Dimensionality of deletion–constriction spanning-tree vectors for n reversible edges

Establish that for any weighted directed graph and any set of n pinned reversible edges (present in both orientations with nonzero weights), the family {τ_x : x ∈ X} of 3^n-dimensional vectors whose entries are the conditioned rooted spanning-tree polynomials for all deletion–constriction configurations across those n edges spans an (n+1)-dimensional subspace of R^{3^n}.

Background

The paper develops a deletion–constriction framework for rooted spanning-tree polynomials on weighted directed graphs. For a single pinned edge, the authors prove a second-order deletion–constriction identity that implies coplanarity (2-dimensional span) of the associated 3-component spanning-tree vectors across all roots.
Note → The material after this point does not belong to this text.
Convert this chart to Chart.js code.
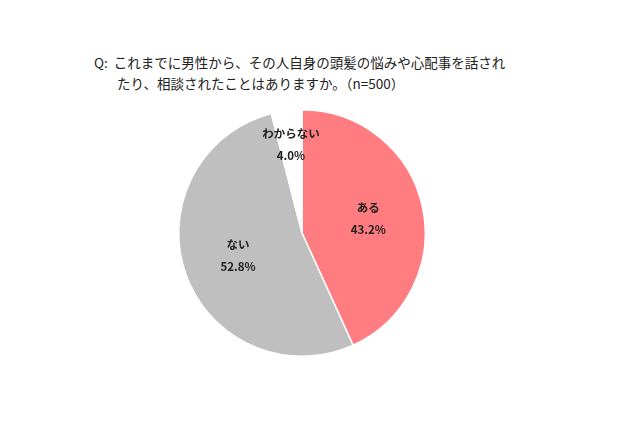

They extend the approach to two pinned reversible edges and argue, under technical assumptions, that the corresponding 9-component spanning-tree vectors span a 3-dimensional subspace, which enables mutual linearity of two Markov currents.

Motivated by these results for one and two edges, the authors formulate a general conjecture asserting that for n pinned reversible edges the 3^n-dimensional spanning-tree vectors (collecting all deletion–constriction conditions across the n edges) should span an (n+1)-dimensional space. This, if true, would underpin higher-order linearity relations among multiple Markov currents.